Con la scomparsa di Vittorio Mathieu, che era nato a Varazze nel 1923, se ne va una delle figure più originali della cultura filosofica del nostro tempo: un uomo non soltanto di grande profondità, ma anche dotato di una curiosità intellettuale fuori dal comune. A lungo collaboratore di punta del Giornale, Mathieu ha offerto contributi intellettuali in numerose direzioni, mostrando sempre negli ambiti più diversi un’eccezionale capacità di analisi e riflessione.

Allievo di Augusto Guzzo all’università di Torino e formatosi entro uno spiritualismo cattolico focalizzato sulla questione della libertà dell’individuo, Mathieu ha insegnato la filosofia teoretica e quella morale, dando forse i suoi contributi teorici più originali nell’ambito dell’epistemologia, che egli ha sviluppato a partire da studi storici di primaria importanza su autori come Leibniz, Bergson e soprattutto Kant, che resterà per lui cruciale lungo tutta la sua esperienza di filosofo.

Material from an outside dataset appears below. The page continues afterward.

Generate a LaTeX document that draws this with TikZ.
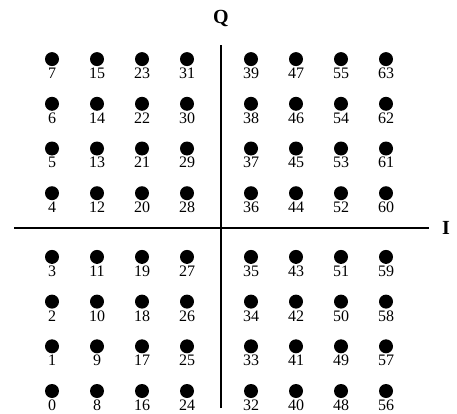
\documentclass[tikz,border=0pt]{standalone}
\usepackage{fontspec}
\setmainfont{Liberation Serif}
\usetikzlibrary{positioning}
\tikzset{
  symbol/.style={circle,fill=black,minimum size=10.5pt,inner sep=0pt},
  axis/.style={line width=1.5pt,draw=black},
  axislabel/.style={font=\fontsize{15}{17}\selectfont\bfseries,inner sep=0pt},
  bitlabel/.style={font=\fontsize{12}{14}\selectfont,inner sep=0pt}
}
\begin{document}
\begin{tikzpicture}[x=0.75pt,y=-0.75pt]
  \useasboundingbox (0,0) rectangle (457,414);
  % axes
  \coordinate (qtop) at (221,45);
  \coordinate (qbot) at (221,408);
  \coordinate (ileft) at (14,228);
  \coordinate (iright) at (429,228);
  \draw[axis] (qbot) -- (qtop);
  \draw[axis] (ileft) -- (iright);
  \node[axislabel] (q) at (221,18) {Q};
  \node[axislabel] (i) at (446,228) {I};
  % constellation points
  \foreach \col in {0,...,7}
    \foreach \row in {0,...,7}{
      \pgfmathtruncatemacro{\num}{8*\col+\row}
      \pgfmathsetmacro{\px}{52+45*\col+(\col>3)*19}
      \pgfmathsetmacro{\py}{391-44.7*\row-(\row>3)*19}
      \node[symbol] (s\num) at (\px,\py) {};
      \node[bitlabel,below=1pt of s\num] (n\num) {\num};
    }
\end{tikzpicture}
\end{document}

A dispetto di un carattere riservato, egli è stato comunque anche una figura pubblica in ragione dei suoi interessi per il diritto, per la politica, per l’economia. In testi ormai classici come “La speranza nella rivoluzione” (del 1972) e “Cancro dell’Occidente” (del 1983), in una fase storica che vedeva l’Italia dominata da ideologie totalitarie, Mathieu ha indagato con spirito libero la fragilità delle società di tradizione europea, dominate da una cultura in vario modo nichilista e sovversiva, che tende spesso a rifiutare la concretezza del reale in nome di falsi ideali e miti nutriti di violenza.

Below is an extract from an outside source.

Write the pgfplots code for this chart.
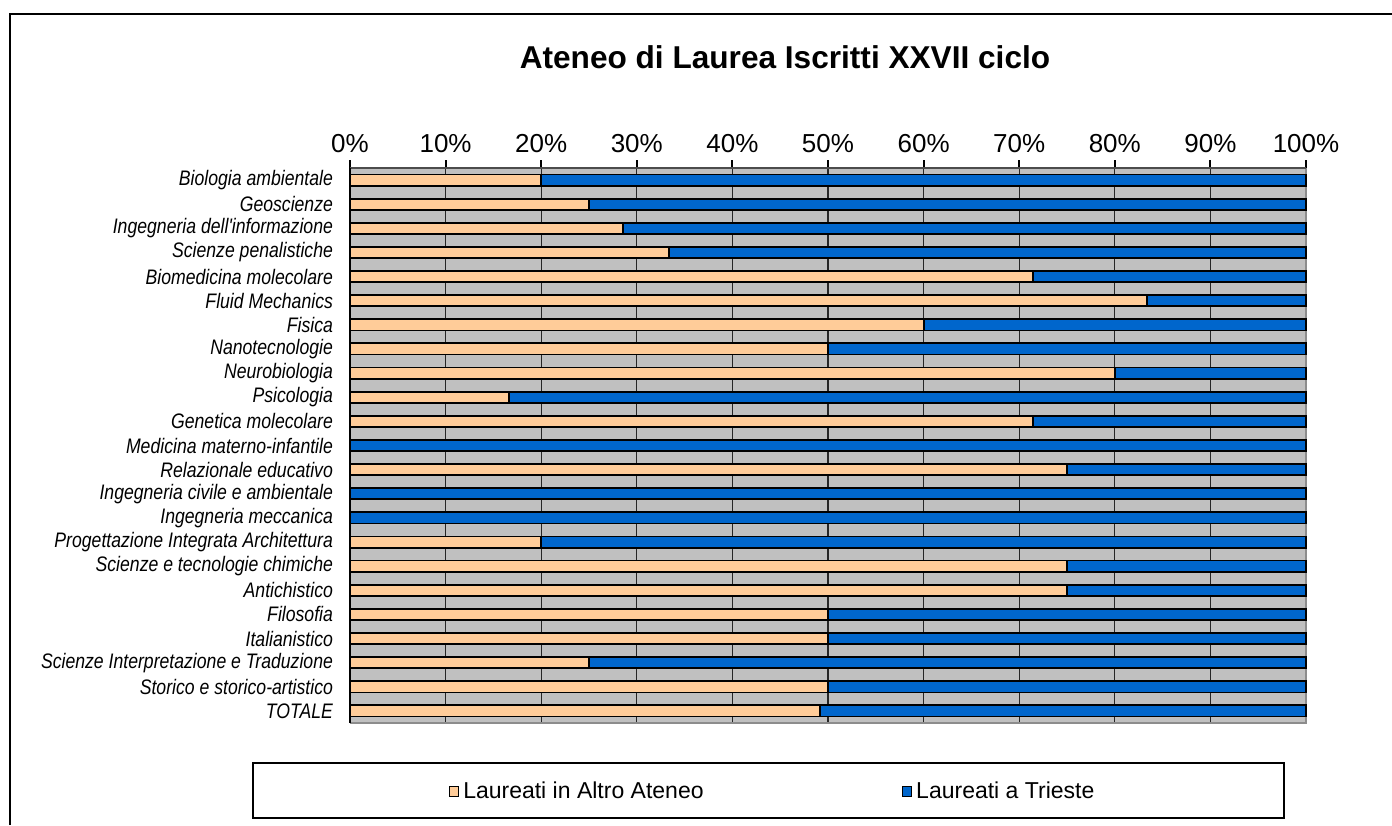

Un altro suo lavoro importante è “Perché punire”, che nel 1977 sviluppò una riflessione coraggiosissima sulla pena: cogliendo come proprio l’espiazione della colpa sia il modo migliore per prendere sul serio il reo, ritenendolo all’origine delle sue azioni. Un forte garantismo liberale, quindi, si univa in lui al rifiuto di quel sociologismo giuridico che tende a svuotare la vita e il diritto; sempre lucido e mai timoroso di andare controcorrente, egli sostenne anche la legittimità della pena di morte, affermando che oggi non si capisce né accetta la pena di morte perché, in generale, non si è più in grado di comprendere la pena stessa. E assieme a questo testo vanno lette le sue ricerche sul diritto naturale, che colse nelle sue luci e anche nelle sue ombre.

Pensatore raffinato, aveva molto a cuore la dimensione civile. Non a caso, quando la Prima repubblica crollò su se stessa, Mathieu ebbe anche una breve parentesi di militanza politica: e così fu tra i fondatori di Forza Italia e si candidò nel 1996 al Senato nel Torinese, senza però essere eletto.

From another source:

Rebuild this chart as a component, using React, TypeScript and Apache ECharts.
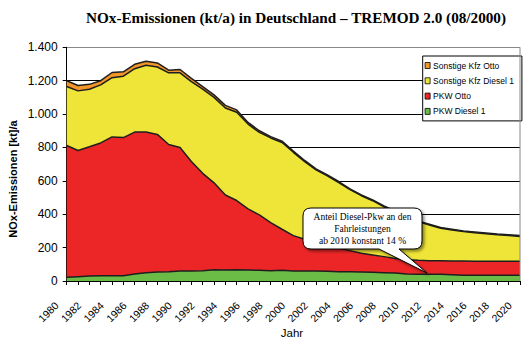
import React, { useEffect, useRef } from "react";
import * as echarts from "echarts";

const years = [
  "1980","1981","1982","1983","1984","1985","1986","1987","1988","1989",
  "1990","1991","1992","1993","1994","1995","1996","1997","1998","1999",
  "2000","2001","2002","2003","2004","2005","2006","2007","2008","2009",
  "2010","2011","2012","2013","2014","2015","2016","2017","2018","2019","2020",
];

// PKW Diesel 1 (kt/a)
const pkwDiesel = [
  22, 26, 30, 32, 32, 32, 42, 50, 54, 56,
  60, 60, 62, 68, 66, 68, 66, 64, 62, 64,
  60, 60, 60, 58, 56, 56, 54, 52, 50, 48,
  42, 40, 40, 40, 38, 35, 34, 34, 34, 34, 34,
];

// PKW Otto (kt/a)
const pkwOtto = [
  790, 756, 774, 795, 831, 827, 850, 842, 824, 762,
  740, 656, 583, 520, 449, 414, 366, 332, 288, 246,
  212, 190, 170, 158, 142, 126, 112, 104, 96, 87,
  86, 84, 82, 82, 82, 85, 85, 84, 84, 84, 84,
];

// Sonstige Kfz Diesel 1 (kt/a)
const sonstDiesel = [
  353, 357, 345, 348, 355, 368, 380, 400, 404, 429,
  447, 478, 504, 512, 521, 529, 508, 494, 507, 520,
  499, 465, 436, 414, 392, 365, 345, 325, 299, 278,
  252, 232, 214, 194, 186, 176, 170, 165, 159, 154, 149,
];

// Sonstige Kfz Otto (kt/a)
const sonstOtto = [
  35, 32, 29, 25, 31, 26, 26, 24, 24, 16,
  20, 20, 16, 15, 16, 14, 10, 10, 8, 8,
  7, 7, 6, 6, 6, 5, 5, 5, 5, 5,
  5, 4, 4, 4, 4, 4, 5, 5, 5, 5, 5,
];

const seriesNames = ["PKW Diesel 1", "PKW Otto", "Sonstige Kfz Diesel 1", "Sonstige Kfz Otto"];
const legendOrder = ["Sonstige Kfz Otto", "Sonstige Kfz Diesel 1", "PKW Otto", "PKW Diesel 1"];
const colors = ["#6BBB47", "#EC2626", "#EFE538", "#F3962A"];

const calloutLines = ["Anteil Diesel-Pkw an den", "Fahrleistungen", "ab 2010 konstant 14 %"];

const calloutPath =
  "M 311 208 L 414 208 Q 422 208 422 216 L 422 241 Q 422 249 414 249 L 399 249 L 427 273 L 379 249 L 311 249 Q 303 249 303 241 L 303 216 Q 303 208 311 208 Z";
echarts.graphic.registerShape("callout", echarts.graphic.extendPath(calloutPath, {}));

const fmt = (v: number) =>
  v >= 1000 ? `${Math.floor(v / 1000)}.${String(v % 1000).padStart(3, "0")}` : String(v);

export default function App() {
  const ref = useRef<HTMLDivElement>(null);
  useEffect(() => {
    if (!ref.current) return;
    const chart = echarts.init(ref.current, undefined, { renderer: "svg" });
    const dataSets = [pkwDiesel, pkwOtto, sonstDiesel, sonstOtto];
    chart.setOption({
      animation: false,
      backgroundColor: "#ffffff",
      grid: { left: 66.7, right: 10, top: 47.3, bottom: 70, show: false },
      legend: {
        orient: "vertical",
        left: 422.7,
        top: 56,
        data: legendOrder,
        icon: "rect",
        itemWidth: 5,
        itemHeight: 6,
        itemGap: 4.3,
        padding: [4, 8, 4, 2],
        backgroundColor: "#ffffff",
        borderColor: "#000000",
        borderWidth: 1,
        borderRadius: 0,
        itemStyle: { borderColor: "#000000", borderWidth: 0.8 },
        textStyle: { fontFamily: "Liberation Sans, Arial, sans-serif", fontSize: 8.5, color: "#000", lineHeight: 11, padding: [0, 0, 0, -2] },
      },
      xAxis: {
        type: "category",
        data: years,
        boundaryGap: false,
        axisLine: { show: true, lineStyle: { color: "#000", width: 1 } },
        axisTick: { show: true, interval: 0, length: 4, lineStyle: { color: "#000" } },
        axisLabel: {
          interval: 1,
          rotate: 45,
          margin: 13,
          padding: [0, 14, 0, 0],
          fontFamily: "Liberation Sans, Arial, sans-serif",
          fontSize: 10.5,
          color: "#000",
        },
        splitLine: { show: false },
      },
      yAxis: {
        type: "value",
        min: 0,
        max: 1400,
        interval: 200,
        axisLine: { show: true, lineStyle: { color: "#000", width: 1 } },
        axisTick: { show: true, length: 4, lineStyle: { color: "#000" } },
        axisLabel: {
          formatter: fmt,
          margin: 9,
          fontFamily: "Liberation Sans, Arial, sans-serif",
          fontSize: 12,
          color: "#000",
        },
        splitLine: {
          show: true,
          lineStyle: { color: ["#000", "#000", "#000", "#000", "#000", "#000", "#000", "#888"], width: 1 },
        },
      },
      series: seriesNames.map((name, i) => ({
        name,
        type: "line",
        stack: "total",
        data: dataSets[i],
        symbol: "none",
        itemStyle: { color: colors[i] },
        lineStyle: { color: "#1e1e1e", width: 1.5 },
        areaStyle: { color: colors[i], opacity: 1 },
      })),
      graphic: [
        {
          type: "line",
          z: 50,
          shape: { x1: 520, y1: 47.3, x2: 520, y2: 281 },
          style: { stroke: "#888", lineWidth: 1 },
        },
        {
          type: "text",
          x: 296,
          y: 17,
          z: 50,
          style: {
            text: "NOx-Emissionen (kt/a) in Deutschland – TREMOD 2.0 (08/2000)",
            font: "bold 15.2px 'Liberation Serif', 'Times New Roman', serif",
            fill: "#000",
            textAlign: "center",
            textVerticalAlign: "middle",
          },
        },
        {
          type: "text",
          x: 13.3,
          y: 179,
          rotation: Math.PI / 2,
          z: 50,
          style: {
            text: "NOx-Emissionen [kt]/a",
            font: "bold 11px 'Liberation Sans', Arial, sans-serif",
            fill: "#000",
            textAlign: "center",
            textVerticalAlign: "middle",
          },
        },
        {
          type: "text",
          x: 292,
          y: 333,
          z: 50,
          style: {
            text: "Jahr",
            font: "11.5px 'Liberation Sans', Arial, sans-serif",
            fill: "#000",
            textAlign: "center",
            textVerticalAlign: "middle",
          },
        },
        {
          type: "callout",
          x: 0,
          y: 0,
          z: 60,
          style: {
            fill: "#ffffff",
            stroke: "#000000",
            lineWidth: 1,
            shadowBlur: 3,
            shadowOffsetX: 2,
            shadowOffsetY: 2,
            shadowColor: "rgba(0,0,0,0.45)",
          },
        },
        {
          type: "text",
          x: 362.5,
          y: 229,
          z: 61,
          style: {
            text: calloutLines.join("\n"),
            font: "9.5px 'Liberation Serif', 'Times New Roman', serif",
            lineHeight: 12,
            fill: "#000",
            textAlign: "center",
            textVerticalAlign: "middle",
          },
        },
      ],
    });
    return () => chart.dispose();
  }, []);
  return (
    <div
      ref={ref}
      style={{ position: "absolute", left: 0, top: 0, width: 530, height: 351 }}
    />
  );
}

Il suo impegno comunque non venne meno, dato che rappresentò a lungo una colonna portante della Fondazione Ideazione, uno tra i centri di elaborazione intellettuale più importanti dell’area del centro-destra.

La sua curiosità, a ogni modo, si dirigeva in molte e diverse direzioni. Ne è prova un volume intitolato “Filosofia del denaro”, in cui nel 1985 si misurò con i fondamenti teorici dell’economia, sviluppando un’analisi molto acuta anche della teoria di John M. Keynes, che sottopose a una critica spietata. Egli aveva perfettamente chiaro come alla base di questa o quella visione dello scambio, del capitale o dell’inflazione ci fossero questioni morali che interpellavano direttamente il filosofo, da un lato, e il comune cittadino, dall’altro.

A dimostrazione di una cultura sconfinata e dell’ammirevole capacità di connettere tra loro universi apparentemente distanti, Mathieu è stato anche autore di interessantissimi testi sulla musica: da “La voce, la musica, il demonico” (del 1984) a “Il nulla, la musica, la luce” (del 1996), dove la sua passione per quest’arte s’intreccia con una rara sensibilità teoretica: perché è chiaro che da Nietzsche ad Adorno, solo per fare due nomi, la musica ha sempre stimolato i pensatori, indotti ad andare ben oltre il semplice apprezzamento estetico. Con la sua morte, la cultura della libertà subisce una perdita davvero significativa.